Parenting from a Foundation of Faith

My parents built their marriage on the foundation of faith in God and His Word, and they also parented from that same bedrock. Both of my parents diligently served as spiritual leaders of our household - not just in how they instructed us but also by their own actions.  

They spent time everyday reading and studying the Bible with us and on their own. They also taught us how to implement daily, soul-nourishing habits such as memorizing scripture, praying, and asking one another for forgiveness.

Individual Love and Attention

In all the wonderful ways our parents tended to their flock as a whole, they also managed to make us all feel special in our own way.

Just thinking about the logistics of creating meaningful and personal memories for five growing adults over several decades is astonishing.  And yet, as far as my memory allows, I can attest that somehow - in the midst of so much life happening in our family every day - our parents were able to dote on their five children collectively and individually.

The Power of Names

One example of their personalized forms of love is how they named and nicknamed their five children.  

  • Katherine Ann, the oldest
    • Meaning - Pure, Gracious
    • Nickname - Good Girl
  • Sarah Elizabeth, the second-born
    • Meaning - Princess, God Is My Oath
    • Nickname - Sweet Girl
  • Melissa Jane, the third-born
    • Meaning - Honeybee, God Is Gracious
    • Nickname - Sweetness
  • Priscilla Grace, the fourth-born
    • Meaning - Ancient, Blessing
    • Nickname - Precious
  • John David, the fifth-born
    • Meaning - God Is Gracious, Beloved
    • Nickname - Good Boy

Names may seem somewhat inconsequential to most people. However, our parents put a great deal of thought into choosing our birth names and our nicknames.

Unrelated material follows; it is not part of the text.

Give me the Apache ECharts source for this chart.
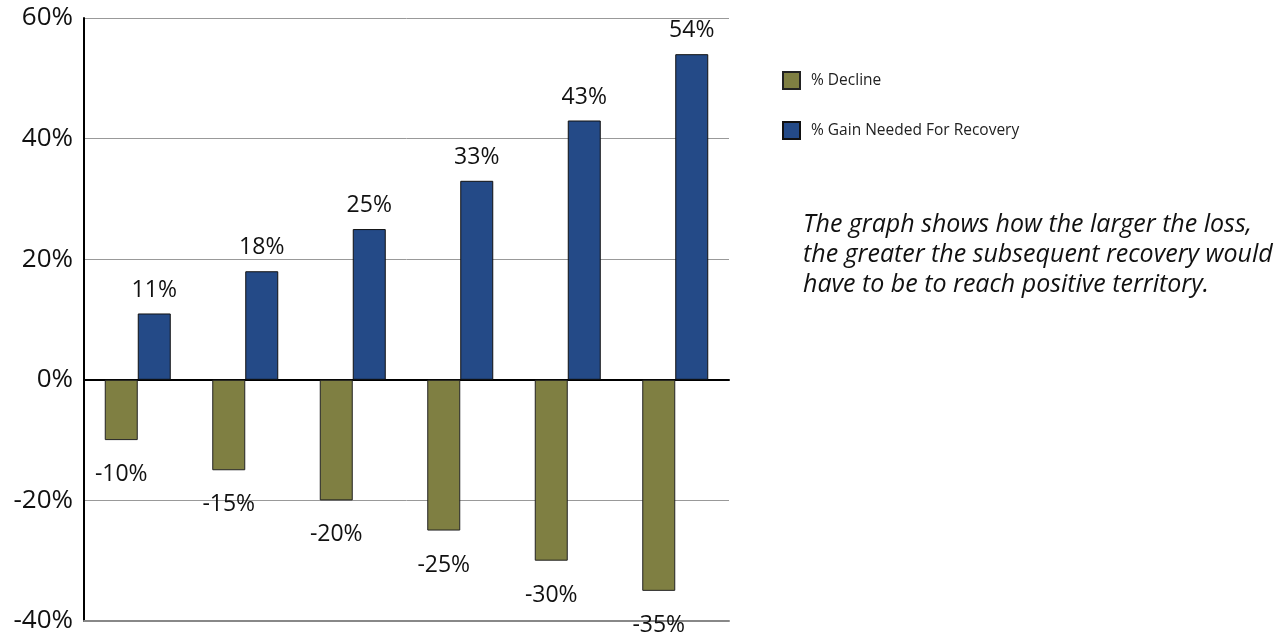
<!DOCTYPE html>
<html>
<head>
<meta charset="utf-8">
<script src="https://cdn.jsdelivr.net/npm/echarts@6/dist/echarts.min.js"></script>
<style>html,body{margin:0;padding:0;background:#fff}#c{width:1277px;height:641px}</style>
</head>
<body>
<div id="c"></div>
<script>
const categories = ['A', 'B', 'C', 'D', 'E', 'F'];
const declineValues = [-10, -15, -20, -25, -30, -35];
const gainValues = [11, 18, 25, 33, 43, 54];
const seriesNames = ['% Decline', '% Gain Needed For Recovery'];
const note = 'The graph shows how the larger the loss,\nthe greater the subsequent recovery would\nhave to be to reach positive territory.';

const FONT = '"Open Sans", sans-serif';
const chart = echarts.init(document.getElementById('c'));
chart.setOption({
  animation: false,
  textStyle: { fontFamily: FONT },
  grid: { left: 84, right: 548, top: 18, bottom: 20, containLabel: false },
  legend: {
    orient: 'vertical', left: 777, top: 66,
    itemWidth: 17, itemHeight: 17, itemGap: 31,
    icon: 'rect',
    textStyle: { fontSize: 15.5, color: '#222', fontFamily: FONT, padding: [0, 0, 0, 6] },
    data: seriesNames
  },
  xAxis: [
    { type: 'category', data: categories,
      axisLine: { onZero: true, lineStyle: { color: '#000', width: 2 } },
      axisTick: { show: false }, axisLabel: { show: false }, splitLine: { show: false } },
    { type: 'category', data: categories, position: 'bottom',
      axisLine: { onZero: false, lineStyle: { color: '#888', width: 2 } },
      axisTick: { show: false }, axisLabel: { show: false }, splitLine: { show: false } }
  ],
  yAxis: {
    type: 'value', min: -40, max: 60, interval: 20,
    axisLine: { show: true, lineStyle: { color: '#000', width: 2 } },
    axisTick: { show: false },
    axisLabel: { formatter: '{value}%', fontSize: 26, color: '#111', margin: 11, fontFamily: FONT },
    splitLine: { show: true, lineStyle: { color: '#999', width: 1 } }
  },
  series: [
    { name: seriesNames[0], type: 'bar', data: declineValues, barWidth: 33, barGap: '0%',
      itemStyle: { color: '#7f7f42', borderColor: '#222', borderWidth: 1 },
      label: { show: true, position: 'bottom', distance: 23, formatter: '{c}%', fontSize: 23, color: '#111', fontFamily: FONT } },
    { name: seriesNames[1], type: 'bar', data: gainValues, barWidth: 33,
      itemStyle: { color: '#244a87', borderColor: '#111', borderWidth: 1 },
      label: { show: true, position: 'top', distance: 12, formatter: '{c}%', fontSize: 23, color: '#111', fontFamily: FONT } }
  ],
  graphic: [{
    type: 'text', left: 803, top: 210,
    style: { text: note, font: 'italic 25px ' + FONT, lineHeight: 30, fill: '#111' }
  }]
});
</script>
</body>
</html>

As noted in the scriptures, our parents believed that names carry a spiritual heritage of God’s calling on our lives:

But now thus saith the Lord that created thee, O Jacob, and he that formed thee, O Israel, Fear not: for I have redeemed thee, I have called thee by thy name; thou art mine. Isaiah 43:1

And in that same manner, even our nicknames carry a heavy weight because they can affirm our positive traits and speak life into our being:  

Death and life are in the power of the tongue: and they that love it shall eat the fruit thereof. Proverbs 18:21

An event last week reminded me not only of the weight our names carry, but also the loving and uniquely attentive way our parents tended to and loved us.

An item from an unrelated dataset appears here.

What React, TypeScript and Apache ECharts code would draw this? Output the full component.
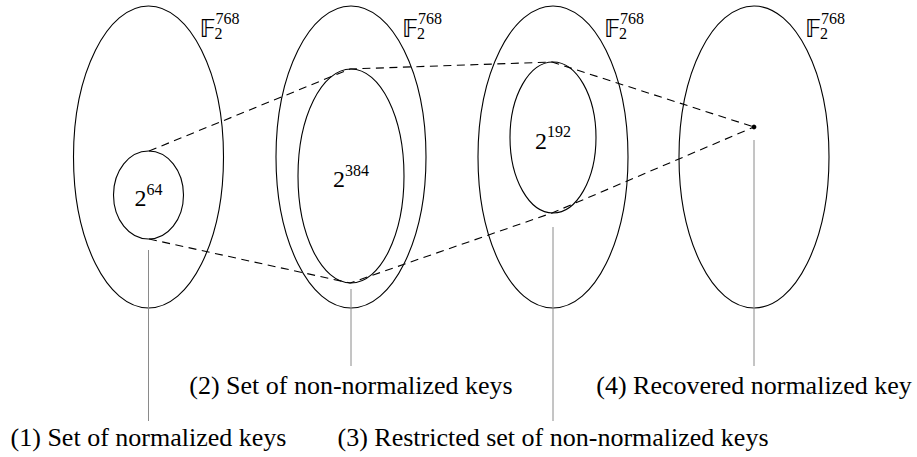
import React, { useEffect, useRef } from "react";
import * as echarts from "echarts";

// Diagram "data" — one entry per stage
const stageLabels = [
  "(1) Set of normalized keys",
  "(2) Set of non-normalized keys",
  "(3) Restricted set of non-normalized keys",
  "(4) Recovered normalized key",
];
const stageX = [148.5, 351, 553, 754];
const outerCy = 157;
const outerRx = 75;
const outerRy = 151;
const subsetExponents = ["64", "384", "192", ""];
const innerCy = [195, 176, 137.5, 127];
const innerRx = [35, 53, 43, 0];
const innerRy = [44, 107, 75.5, 0];
const fieldSubscript = "2";
const fieldExponent = "768";
const topBoundary = [
  [149, 151],
  [350, 69],
  [552, 62],
  [754, 127],
];
const bottomBoundary = [
  [149, 239],
  [350, 283],
  [552, 213],
  [754, 127],
];
const leaderTop = [250, 289, 227, 140];
const leaderBottom = [421, 366, 421, 366];
const labelY = [437, 385, 437, 385];

const W = 917;
const H = 457;
const SERIF = '"Liberation Serif", "Times New Roman", serif';

function renderItem(params: any, api: any) {
  const i = api.value(2);
  const [cx, cy] = api.coord([stageX[i], outerCy]);
  const [orx, ory] = api.size([outerRx, outerRy]);
  const [ix, iy] = api.coord([stageX[i], innerCy[i]]);
  const [irx, iry] = api.size([innerRx[i], innerRy[i]]);
  const [, lt] = api.coord([stageX[i], leaderTop[i]]);
  const [, lb] = api.coord([stageX[i], leaderBottom[i]]);
  const [, ly] = api.coord([stageX[i], labelY[i]]);
  const children: any[] = [];
  children.push({
    type: "ellipse",
    shape: { cx, cy, rx: orx, ry: ory },
    style: { fill: "none", stroke: "#000", lineWidth: 1.1 },
  });
  if (innerRx[i] > 0) {
    children.push({
      type: "ellipse",
      shape: { cx: ix, cy: iy, rx: irx, ry: iry },
      style: { fill: "none", stroke: "#000", lineWidth: 1.1 },
    });
    const exp = subsetExponents[i];
    const baseW = 12;
    const expW = exp.length * 8;
    const left = ix - (baseW + expW) / 2;
    children.push({
      type: "text",
      style: {
        text: "2",
        x: left,
        y: iy + 3,
        font: `24px ${SERIF}`,
        fill: "#000",
        align: "left",
        verticalAlign: "middle",
      },
    });
    children.push({
      type: "text",
      style: {
        text: exp,
        x: left + baseW,
        y: iy - 6,
        font: `16px ${SERIF}`,
        lineHeight: 13,
        fill: "#000",
        align: "left",
        verticalAlign: "middle",
      },
    });
  } else {
    children.push({
      type: "circle",
      shape: { cx: ix, cy: iy, r: 2.4 },
      style: { fill: "#000" },
    });
  }
  // field label F_2^768
  const fx = cx + 51;
  children.push({
    type: "text",
    style: {
      text: "\u{1D53D}",
      x: fx,
      y: 29,
      font: '24px "DejaVu Sans", "DejaVu Serif", sans-serif',
      lineHeight: 20,
      fill: "#000",
      align: "left",
      verticalAlign: "middle",
    },
  });
  children.push({
    type: "text",
    style: {
      text: fieldSubscript,
      x: fx + 15,
      y: 33.5,
      font: `16px ${SERIF}`,
      lineHeight: 12,
      fill: "#000",
      align: "left",
      verticalAlign: "middle",
    },
  });
  children.push({
    type: "text",
    style: {
      text: fieldExponent,
      x: fx + 16,
      y: 18,
      font: `16px ${SERIF}`,
      lineHeight: 12,
      fill: "#000",
      align: "left",
      verticalAlign: "middle",
    },
  });
  // leader line
  children.push({
    type: "line",
    shape: { x1: ix, y1: lt, x2: ix, y2: lb },
    style: { stroke: "#8a8a8a", lineWidth: 1 },
  });
  children.push({
    type: "text",
    style: {
      text: stageLabels[i],
      x: ix,
      y: ly,
      font: `26px ${SERIF}`,
      fill: "#000",
      align: "center",
      verticalAlign: "middle",
    },
  });
  return { type: "group", children };
}

export default function App() {
  const ref = useRef<HTMLDivElement>(null);
  useEffect(() => {
    if (!ref.current) return;
    const chart = echarts.init(ref.current, undefined, { renderer: "svg" });
    chart.setOption({
      animation: false,
      backgroundColor: "#fff",
      grid: { left: 0, right: 0, top: 0, bottom: 0 },
      xAxis: { type: "value", min: 0, max: W, show: false },
      yAxis: { type: "value", min: 0, max: H, inverse: true, show: false },
      series: [
        {
          type: "custom",
          renderItem,
          silent: true,
          clip: false,
          data: stageX.map((x, i) => [x, innerCy[i], i]),
          encode: { x: 0, y: 1 },
        },
        {
          type: "line",
          data: topBoundary,
          symbol: "none",
          silent: true,
          lineStyle: { color: "#000", width: 1.1, type: [8, 5.5] },
        },
        {
          type: "line",
          data: bottomBoundary,
          symbol: "none",
          silent: true,
          lineStyle: { color: "#000", width: 1.1, type: [8, 5.5] },
        },
      ],
    });
    return () => chart.dispose();
  }, []);
  return (
    <div
      ref={ref}
      style={{ position: "fixed", left: 0, top: 0, width: W, height: H }}
    />
  );
}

A Not-So-Normal Tuesday Afternoon

One week ago, my sister Priscilla (nicknamed “Precious”) left the house to go for a walk alone in the park. It’s something she has done hundreds of times at a place we frequent often. The sun was shining and the day seemed just like any other day - a normal, peaceful Tuesday afternoon.

But in the blink of an eye, a turn of events occurred that no one could imagine.  Within a short period of time, police had been called, a report had been filed, and Priscilla - 100% safe and protected by the grace of God - was on the other side of a traumatic ordeal without any harm.

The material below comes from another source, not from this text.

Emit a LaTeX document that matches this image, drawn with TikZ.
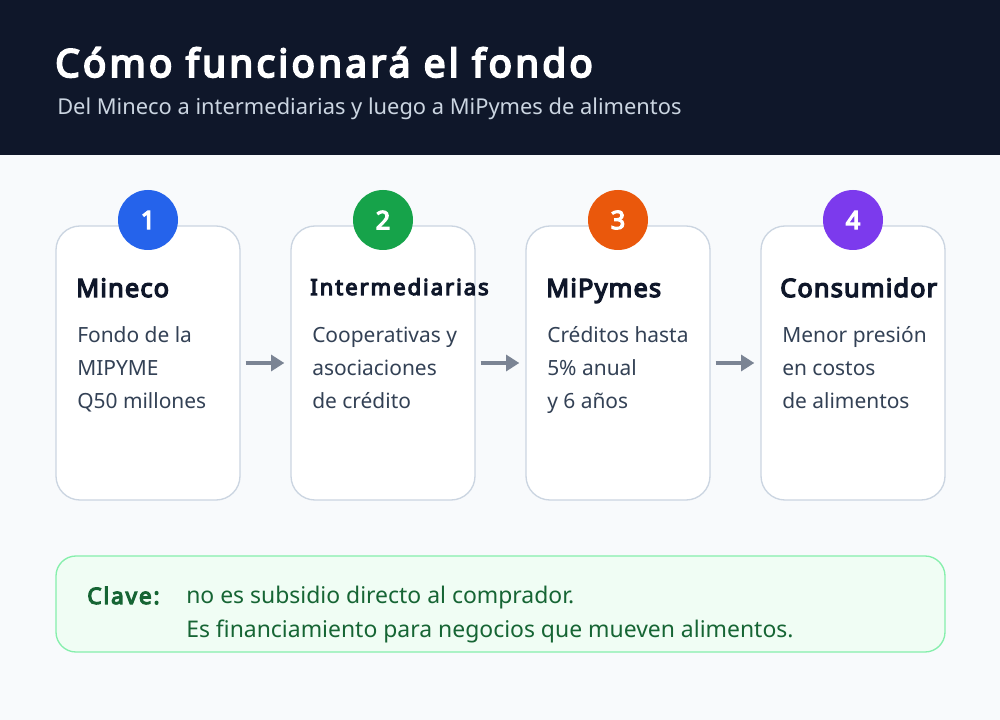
\documentclass[tikz,border=0pt]{standalone}
\usepackage{fontspec}
\setmainfont{Noto Sans}[BoldFont={Noto Sans}, BoldFeatures={FakeBold=5}]
\usetikzlibrary{arrows.meta}
\definecolor{hdr}{HTML}{0F172A}
\definecolor{bg}{HTML}{F8FAFC}
\definecolor{sub}{HTML}{CBD5E1}
\definecolor{cardline}{HTML}{CBD5E1}
\definecolor{ttl}{HTML}{0F172A}
\definecolor{body}{HTML}{334155}
\definecolor{c1}{HTML}{2563EB}
\definecolor{c2}{HTML}{16A34A}
\definecolor{c3}{HTML}{EA580C}
\definecolor{c4}{HTML}{7C3AED}
\definecolor{arr}{HTML}{7B8494}
\definecolor{keyfill}{HTML}{F0FDF4}
\definecolor{keyline}{HTML}{86EFAC}
\definecolor{keytext}{HTML}{166534}
\tikzset{
  card/.style={draw=cardline, line width=1pt, fill=white, rounded corners=18pt,
    minimum width=138pt, minimum height=205.5pt, inner sep=0pt},
  badge/.style={circle, minimum size=45pt, inner sep=0pt, text=white,
    font=\fontsize{19}{22}\bfseries\addfontfeatures{LetterSpace=3}},
  cardtitle/.style={anchor=base west, inner sep=0pt, text=ttl,
    font=\fontsize{19}{22}\bfseries\addfontfeatures{LetterSpace=4.6}},
  bodyline/.style={anchor=base west, inner sep=0pt, text=body,
    font=\fontsize{15.7}{18}\selectfont},
  flow/.style={draw=arr, line width=3pt, -{Triangle[length=10pt,width=12pt]}},
  keytxt/.style={anchor=base west, inner sep=0pt, text=keytext,
    font=\fontsize{17.2}{20}\selectfont},
}
\begin{document}
\begin{tikzpicture}[x=0.75pt,y=-0.75pt]
\useasboundingbox (0,0) rectangle (1000,720);
\fill[bg] (0,0) rectangle (1000,720);
\fill[hdr] (0,0) rectangle (1000,155);
\node[anchor=base west, inner sep=0pt, text=white, font=\fontsize{29}{34}\bfseries\addfontfeatures{LetterSpace=8.4}] (title) at (55,77) {Cómo funcionará el fondo};
\node[anchor=base west, inner sep=0pt, text=sub, font=\fontsize{16.4}{20}\selectfont] (subtitle) at (57,115) {Del Mineco a intermediarias y luego a MiPymes de alimentos};

% cards
\node[card] (card1) at (148,363) {};
\node[card] (card2) at (383,363) {};
\node[card] (card3) at (618,363) {};
\node[card] (card4) at (853,363) {};

\node[badge, fill=c1] (b1) at (148,220) {1};
\node[badge, fill=c2] (b2) at (383,220) {2};
\node[badge, fill=c3] (b3) at (618,220) {3};
\node[badge, fill=c4] (b4) at (853,220) {4};

\node[cardtitle] (t1) at (76,297) {Mineco};
\node[cardtitle, font=\fontsize{16.5}{20}\bfseries\addfontfeatures{LetterSpace=9}] (t2) at (310,295) {Intermediarias};
\node[cardtitle] (t3) at (546,297) {MiPymes};
\node[cardtitle] (t4) at (780,297) {Consumidor};

\node[bodyline] (l11) at (77,343) {Fondo de la};
\node[bodyline] (l12) at (77,375.5) {MIPYME};
\node[bodyline] (l13) at (77,408) {Q50 millones};

\node[bodyline] (l21) at (312,343) {Cooperativas y};
\node[bodyline] (l22) at (312,375.5) {asociaciones};
\node[bodyline] (l23) at (312,408) {de crédito};

\node[bodyline] (l31) at (547,343) {Créditos hasta};
\node[bodyline] (l32) at (547,375.5) {5\% anual};
\node[bodyline] (l33) at (547,408) {y 6 años};

\node[bodyline] (l41) at (782,343) {Menor presión};
\node[bodyline] (l42) at (782,375.5) {en costos};
\node[bodyline] (l43) at (782,408) {de alimentos};

% arrows
\draw[flow] ([xshift=3.75pt]card1.east) -- ([xshift=-4.5pt]card2.west);
\draw[flow] ([xshift=3.75pt]card2.east) -- ([xshift=-4.5pt]card3.west);
\draw[flow] ([xshift=3.75pt]card3.east) -- ([xshift=-4.5pt]card4.west);

% key box
\node[draw=keyline, line width=1pt, fill=keyfill, rounded corners=15pt,
  minimum width=666.75pt, minimum height=72pt, inner sep=0pt] (key) at (500.5,604) {};
\node[keytxt, font=\fontsize{17}{20}\bfseries\addfontfeatures{LetterSpace=8}] (kl) at (87,604) {Clave:};
\node[keytxt] (k1) at (186,603) {no es subsidio directo al comprador.};
\node[keytxt] (k2) at (186,637) {Es financiamiento para negocios que mueven alimentos.};
\end{tikzpicture}
\end{document}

When she arrived back at home, shaken but grateful, our little family surrounded her with love and comfort. But it was later that night, when we were helping our dad get into bed, that he grabbed her hand, held it close to his face, and with tears in his eyes said, “You are PRECIOUS to me.”

The Weight of His Words

Those words echoed in my heart. Time stopped for a moment, and in the midst of all the uncertainty, our father’s words pierced through the pain and fear, reminding me of the individual love and tremendous impact our names played in our lives.  His gentle voice was a lifeline and a life-affirming reminder of our unique character.

Our parents knew that our names were a prophetic gift to us.  And even decades later, our father resounded that prophecy over his fourth-born by reminding her of the invaluable gift of her own life.

I couldn’t help but think back to our childhood, to those countless moments when our parents instilled in us our worth and the value of our individuality. Through their faith, they taught us that we are cherished, not just by them but also by God. It was this foundation of love and faith that enabled them to speak life into us during our darkest times.

A Lifetime of Love

As Dad looked Priscilla in the eye, it wasn’t just his words that mattered—it was the weight of a lifetime of love, of being known and seen for who we truly are.

His words reinforced that the nickname “Precious” wasn’t just a word; it was a declaration of her identity, a reminder of her value, especially when the world had tried to rob her of it.

Those five words also reaffirmed her worth and reminded her—and all of us—that we are loved beyond measure.

In times of trouble, it’s this love, the one rooted in faith and family, that becomes our anchor. We are so grateful to have parents who not only raised us with such intentionality but continue to remind us of our individual and God-given worth, no matter what life throws our way.

Priscilla, you are precious—to Dad, to our family, and to God. And that truth will never change.